John Minchillo was in Lower Manhattan when Sandy’s storm surge raced ashore. He was standing on a bridge overlooking the flooded Brooklyn–Battery Tunnel, when Governor Andrew Cuomo showed up beside him.

So Minchillo followed him around.

“[Cuomo] probably has more information than me on things that are happening, because he has a whole crew of people who are trying to figure out where to take him next,” he said.

A few minutes later, when Cuomo entered the World Trade Center site, Minchillo followed and started snapping photos of the flooding. “I wasn’t photographing him at that point, because the story is the storm, and not politics,” he said. “I had to be very focused on getting that shot. I had maybe 15 seconds to make a photograph in darkness.”

Minchillo guesses he worked over 20 hours when Sandy hit the city. “It had to be. You don’t leave the story,” he said.

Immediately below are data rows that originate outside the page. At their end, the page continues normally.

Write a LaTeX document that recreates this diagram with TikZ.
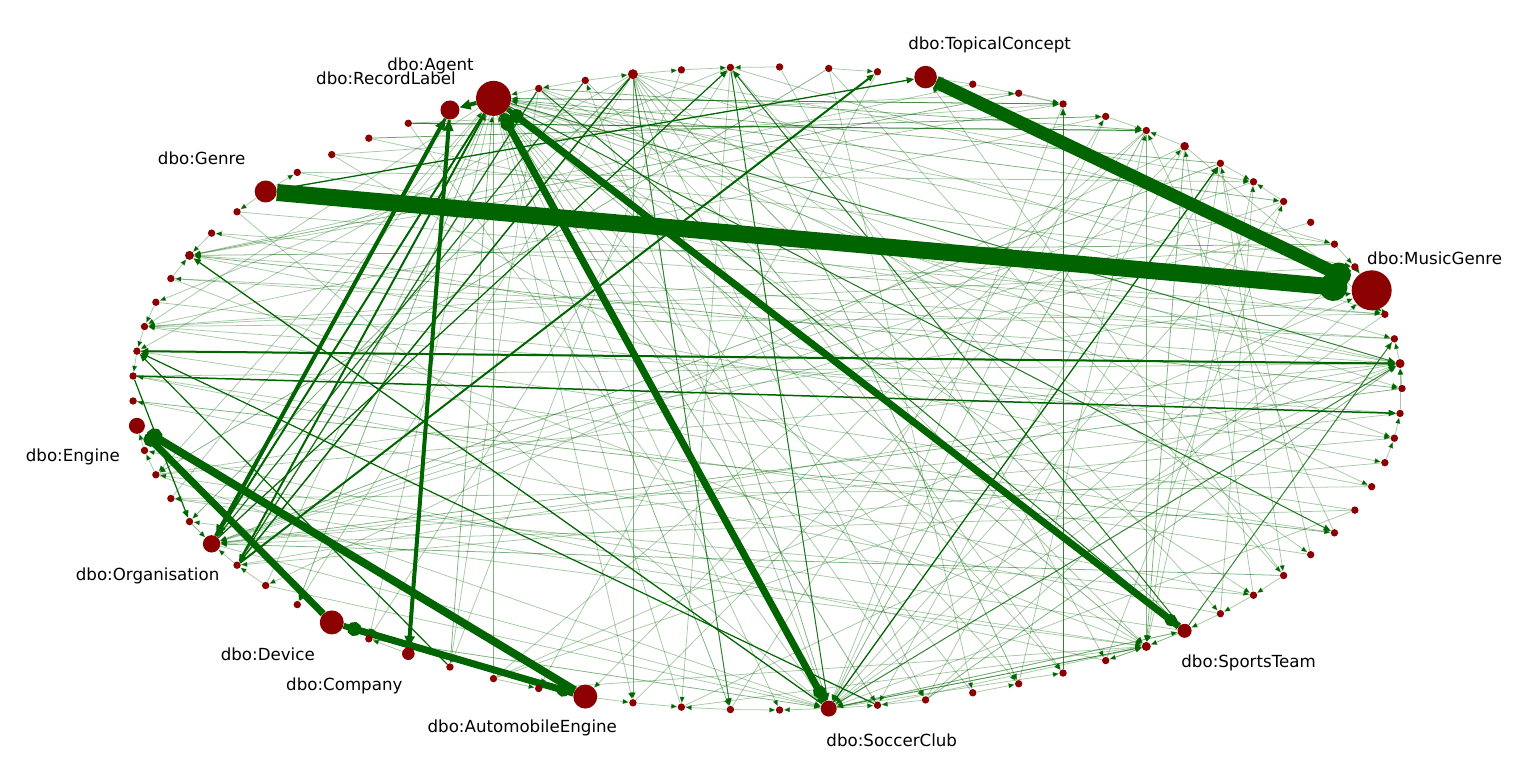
\documentclass[tikz,border=0pt]{standalone}
\usepackage{fontspec}
\setmainfont{DejaVu Sans}
\usetikzlibrary{arrows.meta,calc}
\definecolor{dred}{RGB}{139,0,0}
\definecolor{dgreen}{RGB}{0,100,0}
\pgfdeclarelayer{edgelayer}
\pgfsetlayers{edgelayer,main}
\begin{document}
\begin{tikzpicture}[x=0.72pt,y=0.72pt,
  vtx/.style={circle,fill=dred,draw=none,inner sep=0pt,minimum size=#1*1.44pt},
  lbl/.style={font=\fontsize{12}{14}\selectfont,inner sep=0pt,text=black},
  thinedge/.style={draw=dgreen,draw opacity=#1,line width=0.55pt,-{Triangle[length=4.6pt,width=3.8pt]}},
  mededge/.style={draw=dgreen,draw opacity=#1,-{Triangle[length=5.4pt,width=4.4pt]}},
  bigedge/.style={draw=dgreen}]
\useasboundingbox (-767.3,-388.5) rectangle (768.7,388.5);
% radii of the larger vertices (pixels)
\foreach \k/\rad in {4/20,17/11.3,26/17.5,27/9.5,32/11,42/8,47/8.7,51/12,53/6.3,57/12,62/8,70/7,23/5,35/4.5,1/4.5,11/4.3,69/4.5}
  {\expandafter\xdef\csname vr\k\endcsname{\rad}}
\foreach \k in {0,...,80}{
  \ifcsname vr\k\endcsname \edef\rr{\csname vr\k\endcsname}\else \def\rr{3.7}\fi
  \pgfmathsetmacro\ang{\k*4.44444444}
  \node[vtx=\rr] (n\k) at ({634.7*cos(\ang)},{321.6*sin(\ang)}) {};
}
\begin{pgfonlayer}{edgelayer}
% light edges
\foreach \s/\t/\o in {
 26/55/.5,26/58/.35,26/60/.5,26/61/.35,26/63/.5,26/64/.35,26/66/.35,26/69/.5,26/72/.35,26/79/.35,26/0/.35,26/5/.35,26/8/.5,26/44/.35,26/50/.5,26/52/.35,26/38/.35,26/14/.6,
 14/26/.35,10/26/.5,6/26/.35,65/26/.35,59/26/.35,54/26/.5,49/26/.35,45/26/.35,
 23/58/.5,23/62/.5,23/64/.35,23/67/.35,23/70/.5,23/74/.35,23/46/.5,23/50/.35,23/3/.35,23/9/.35,23/39/.35,
 21/59/.35,21/66/.5,21/71/.35,21/52/.35,21/37/.35,21/6/.35,
 19/65/.35,19/44/.5,19/73/.35,18/56/.35,20/68/.35,22/54/.35,
 25/54/.35,25/67/.35,25/77/.35,25/12/.5,25/2/.35,
 11/69/.5,12/69/.5,10/69/.35,11/63/.35,12/57/.35,10/73/.35,9/69/.35,11/49/.35,12/55/.35,10/47/.5,9/47/.35,8/47/.35,7/47/.35,13/38/.35,14/35/.35,15/35/.5,16/35/.35,13/62/.35,
 0/47/.5,80/47/.35,79/47/.35,78/48/.35,77/35/.35,76/38/.35,5/38/.35,6/35/.5,3/34/.35,2/36/.35,2/35/.35,6/38/.35,3/38/.35,
 38/80/.35,37/79/.35,36/1/.35,35/0/.5,34/78/.35,33/3/.35,31/9/.35,30/14/.35,29/13/.6,28/15/.35,30/5/.35,11/3/.35,
 58/11/.35,60/13/.35,64/10/.35,66/12/.35,68/8/.35,71/9/.35,72/11/.35,74/10/.35,75/12/.35,73/17/.35,
 69/46/.35,70/44/.35,68/43/.35,71/41/.35,72/45/.35,73/47/.5,74/40/.35,75/39/.35,76/47/.35,77/45/.35,41/75/.5,40/72/.35,
 47/62/.35,49/62/.35,52/62/.5,44/62/.35,33/62/.35,28/62/.35,14/62/.35,12/62/.5,8/62/.35,3/62/.35,76/62/.35,69/62/.5,70/62/.35,
 62/69/.5,62/70/.35,62/67/.35,62/5/.35,62/24/.35,
 59/69/.35,63/69/.35,56/69/.35,45/69/.35,36/69/.35,30/69/.35,24/69/.35,
 40/1/.35,44/1/.35,48/1/.35,55/1/.35,59/1/.35,64/1/.5,31/1/.35,29/1/.35,
 55/4/.35,64/4/.35,44/4/.35,
 32/31/.35,32/33/.35,34/35/.35,36/35/.35,37/38/.35,46/47/.5,48/47/.35,49/48/.35,53/52/.35,55/56/.35,58/59/.35,60/59/.35,60/61/.35,62/61/.35,62/63/.35,64/63/.35,65/66/.35,69/68/.35,68/69/.35,70/69/.5,71/70/.35,72/71/.35,73/72/.35,5/4/.35,3/4/.35,6/5/.35,8/9/.35,10/9/.35,11/12/.35,13/12/.35,15/14/.35,16/14/.35,16/17/.35,19/18/.35,20/21/.35,22/21/.35,23/22/.35,24/23/.35,25/26/.35,24/25/.35,43/42/.35,44/43/.35,79/80/.35,80/1/.35,0/1/.35,1/2/.35,78/79/.35,39/40/.35,38/39/.35,57/58/.35}
 {\draw[thinedge=\o] (n\s) -- (n\t);}
% medium edges
\foreach \s/\t/\w/\o in {
 26/47/2/1,26/48/2/1,23/48/1.5/1,25/48/1.3/.9,24/47/1.2/.9,48/18/2/1,1/39/2/1,39/1/1.2/.8,40/80/1.5/1,
 62/10/1.3/1,21/62/1/.9,23/60/1/.8,67/14/1/.8,32/17/1.3/1,62/35/1.3/1,63/39/1.2/1,54/39/1.2/1,40/46/1.2/1,
 62/1/1/.8,26/1/1/.8,47/21/1.2/1,70/21/1/.9,25/70/1/.9,26/75/1/.9,70/2/1/.8,28/12/1/.8}
 {\draw[mededge=\o,line width=\w*0.72pt] (n\s) -- (n\t);}
% heavy edges with triangular heads
\foreach \s/\t/\w in {26/27/4,47/27/4,27/47/3,53/27/4,27/53/3}
 {\draw[bigedge,line width=\w*0.72pt,-{Triangle[length=8pt,width=7pt]}] (n\s) -- (n\t);}
% heavy edges with round heads
\foreach \s/\t/\w/\b in {57/42/8/16,51/42/7/14,57/51/7/14,51/57/6/13,62/26/7/14,26/62/6/13,70/26/7/14,26/70/5/12,17/4/13/24,32/4/17/28}
 {\pgfmathsetmacro\bl{\b*0.72}
  \draw[bigedge,line width=\w*0.72pt,shorten >=3pt,-{Circle[length=\bl pt]}] (n\s) -- (n\t);}
\end{pgfonlayer}
% labels
\node[lbl] at ($(n4)+(63,32)$) {dbo:MusicGenre};
\node[lbl] at ($(n17)+(64,32)$) {dbo:TopicalConcept};
\node[lbl] at ($(n27)+(-64,32)$) {dbo:RecordLabel};
\node[lbl] at ($(n26)+(-63,32)$) {dbo:Agent};
\node[lbl] at ($(n32)+(-64,33)$) {dbo:Genre};
\node[lbl] at ($(n42)+(-64,-31)$) {dbo:Engine};
\node[lbl] at ($(n47)+(-64,-32)$) {dbo:Organisation};
\node[lbl] at ($(n51)+(-64,-32)$) {dbo:Device};
\node[lbl] at ($(n53)+(-64,-32)$) {dbo:Company};
\node[lbl] at ($(n57)+(-63,-31)$) {dbo:AutomobileEngine};
\node[lbl] at ($(n62)+(63,-32)$) {dbo:SoccerClub};
\node[lbl] at ($(n70)+(64,-32)$) {dbo:SportsTeam};
\end{tikzpicture}
\end{document}
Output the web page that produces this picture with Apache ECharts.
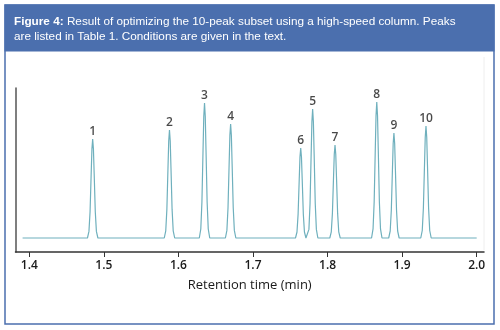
<!DOCTYPE html>
<html>
<head>
<meta charset="utf-8">
<script src="https://cdn.jsdelivr.net/npm/echarts@6/dist/echarts.min.js"></script>
<style>
  html, body { margin: 0; padding: 0; background: #fff; }
  #chart { width: 500px; height: 330px; }
</style>
</head>
<body>
<div id="chart"></div>
<script>
// ---- Data ----
var titleBold = 'Figure 4:';
var titleRest1 = ' Result of optimizing the 10-peak subset using a high-speed column. Peaks';
var titleLine2 = 'are listed in Table 1. Conditions are given in the text.';
var xAxisName = 'Retention time (min)';
var tickValues = [1.4, 1.5, 1.6, 1.7, 1.8, 1.9, 2.0];

var peakLabels  = ['1', '2', '3', '4', '6', '5', '7', '8', '9', '10'];
var peakTimes   = [1.485, 1.588, 1.635, 1.670, 1.764, 1.780, 1.810, 1.866, 1.889, 1.932];
var peakHeights = [99, 108, 135, 114, 90, 129, 93, 136, 105, 112];

// chromatogram trace [time (min), signal]
var trace = [
  [1.391, 0],
  [1.478, 0], [1.480, 6.6], [1.4815, 26.2], [1.483, 64.4], [1.484, 89.1], [1.485, 99], [1.486, 89.1], [1.487, 64.4], [1.4885, 26.2], [1.490, 6.6], [1.492, 0],
  [1.581, 0], [1.583, 7.2], [1.5845, 28.6], [1.586, 70.2], [1.587, 97.2], [1.588, 108], [1.589, 97.2], [1.590, 70.2], [1.5915, 28.6], [1.593, 7.2], [1.595, 0],
  [1.628, 0], [1.630, 9.0], [1.6315, 35.8], [1.633, 87.8], [1.634, 121.5], [1.635, 135], [1.636, 121.5], [1.637, 87.8], [1.6385, 35.8], [1.640, 9.0], [1.642, 0],
  [1.663, 0], [1.665, 7.6], [1.6665, 30.2], [1.668, 74.1], [1.669, 102.6], [1.670, 114], [1.671, 102.6], [1.672, 74.1], [1.6735, 30.2], [1.675, 7.6], [1.677, 0],
  [1.757, 0], [1.759, 6.0], [1.7605, 23.9], [1.762, 58.5], [1.763, 81], [1.764, 90], [1.765, 81], [1.766, 58.5], [1.7675, 23.9], [1.769, 6.0], [1.771, 0],
  [1.773, 0], [1.775, 8.6], [1.7765, 34.2], [1.778, 83.9], [1.779, 116.1], [1.780, 129], [1.781, 116.1], [1.782, 83.9], [1.7835, 34.2], [1.785, 8.6], [1.787, 0],
  [1.803, 0], [1.805, 6.2], [1.8065, 24.6], [1.808, 60.5], [1.809, 83.7], [1.810, 93], [1.811, 83.7], [1.812, 60.5], [1.8135, 24.6], [1.815, 6.2], [1.817, 0],
  [1.859, 0], [1.861, 9.1], [1.8625, 36.0], [1.864, 88.4], [1.865, 122.4], [1.866, 136], [1.867, 122.4], [1.868, 88.4], [1.8695, 36.0], [1.871, 9.1], [1.873, 0],
  [1.882, 0], [1.884, 7.0], [1.8855, 27.8], [1.887, 68.3], [1.888, 94.5], [1.889, 105], [1.890, 94.5], [1.891, 68.3], [1.8925, 27.8], [1.894, 7.0], [1.896, 0],
  [1.925, 0], [1.927, 7.5], [1.9285, 29.7], [1.930, 72.8], [1.931, 100.8], [1.932, 112], [1.933, 100.8], [1.934, 72.8], [1.9355, 29.7], [1.937, 7.5], [1.939, 0],
  [2.000, 0]
];

// ---- Chart ----
var chart = echarts.init(document.getElementById('chart'), null, { renderer: 'canvas' });

var labelData = peakTimes.map(function (t, i) {
  return { value: [t, peakHeights[i]], label: { formatter: peakLabels[i] } };
});

var blue = '#4b6fae';
var titleFont = 'Liberation Sans, Arial, sans-serif';

chart.setOption({
  animation: false,
  backgroundColor: '#ffffff',
  graphic: [
    { type: 'rect', shape: { x: 5, y: 5, width: 489, height: 319 },
      style: { fill: '#ffffff', stroke: blue, lineWidth: 1.5 }, z: -10 },
    { type: 'rect', shape: { x: 4.5, y: 4.5, width: 490, height: 47 },
      style: { fill: blue }, z: -9 },
    { type: 'line', shape: { x1: 484, y1: 57, x2: 484, y2: 250 },
      style: { stroke: '#eeeeee', lineWidth: 1 }, z: -8 }
  ],
  title: {
    left: 14,
    top: 14,
    padding: 0,
    text: '{b|' + titleBold + '}{r|' + titleRest1 + '}\n{r|' + titleLine2 + '}',
    textStyle: {
      fontFamily: titleFont,
      fontSize: 11.75,
      fontWeight: 'normal',
      color: '#ffffff',
      lineHeight: 15,
      rich: {
        b: { fontFamily: titleFont, fontSize: 11.75, fontWeight: 'bold', color: '#ffffff', lineHeight: 15 },
        r: { fontFamily: titleFont, fontSize: 11.75, fontWeight: 'normal', color: '#ffffff', lineHeight: 15 }
      }
    }
  },
  grid: { left: 15.5, right: 16, top: 88, bottom: 78, containLabel: false },
  xAxis: {
    type: 'value',
    min: 1.3815,
    max: 2.0098,
    name: xAxisName,
    nameLocation: 'middle',
    nameGap: 27,
    nameTextStyle: { fontFamily: 'Open Sans, sans-serif', fontSize: 13, fontWeight: 500, color: '#1a1a1a' },
    axisLine: { show: true, onZero: false, lineStyle: { color: '#333', width: 1.5 } },
    axisTick: { show: true, length: 5, customValues: tickValues, lineStyle: { color: '#333', width: 1 } },
    axisLabel: {
      customValues: tickValues,
      margin: 8,
      fontFamily: 'Open Sans, sans-serif',
      fontSize: 12,
      fontWeight: 600,
      color: '#1a1a1a',
      formatter: function (v) { return v.toFixed(1); }
    },
    splitLine: { show: false }
  },
  yAxis: {
    type: 'value',
    min: -14,
    max: 150,
    axisLine: { show: true, onZero: false, lineStyle: { color: '#555', width: 1.5 } },
    axisTick: { show: false },
    axisLabel: { show: false },
    splitLine: { show: false }
  },
  series: [
    {
      type: 'line',
      data: trace,
      showSymbol: false,
      sampling: null,
      lineStyle: { color: '#6fb0bd', width: 1.2 },
      z: 2
    },
    {
      type: 'scatter',
      data: labelData,
      symbolSize: 0,
      silent: true,
      label: {
        show: true,
        position: 'top',
        distance: 1,
        fontFamily: 'Open Sans, sans-serif',
        fontSize: 12,
        fontWeight: 600,
        color: '#1a1a1a'
      },
      z: 3
    }
  ]
});
</script>
</body>
</html>
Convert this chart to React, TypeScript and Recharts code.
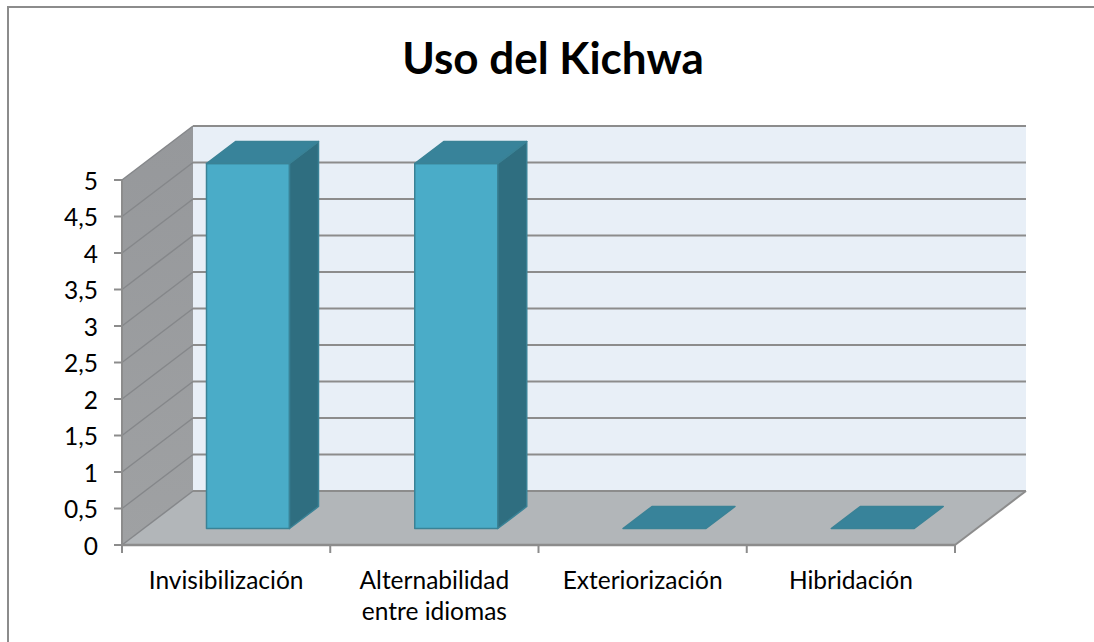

For his part, however, Minchillo doesn’t want to be known as “the guy who took the crazy photograph and defied the odds.” Far from it. “I’m just a journalist like everybody else,” he said.


RODRIGO ABD (AP)
Caracas, Venezuela

Rodrigo Abd was riding on the back of a motorcycle when, out of nowhere, he spotted a man’s head peeking out of a deep puddle at the side of the road. As it turned out, that man was a city worker attempting to repair a burst pipe. Abd saw more than a piece of crumbling infrastructure, however.

He’d been sent to Caracas, Venezuela’s capital city, to cover the election campaign for the Associated Press. He witnessed quite a bit of tension: Hugo Chavez’s reelection was in doubt, and his supporters were anxious; the election campaign had dragged on; and, to top it off, the economy was sputtering.

“In a way, [the photo] was a good metaphor of what Venezuelans were facing at that moment,” he said. “Even the most hardcore Chavistas … really feared that their leader was going to be defeated.”

Abd had no assignment in particular that day, and was only a few blocks from the AP office in downtown Caracas when he stumbled upon the burst pipe.

“I jumped from the motorcycle and started taking pictures,” he said, adding he had no idea the picture would make its way around the world.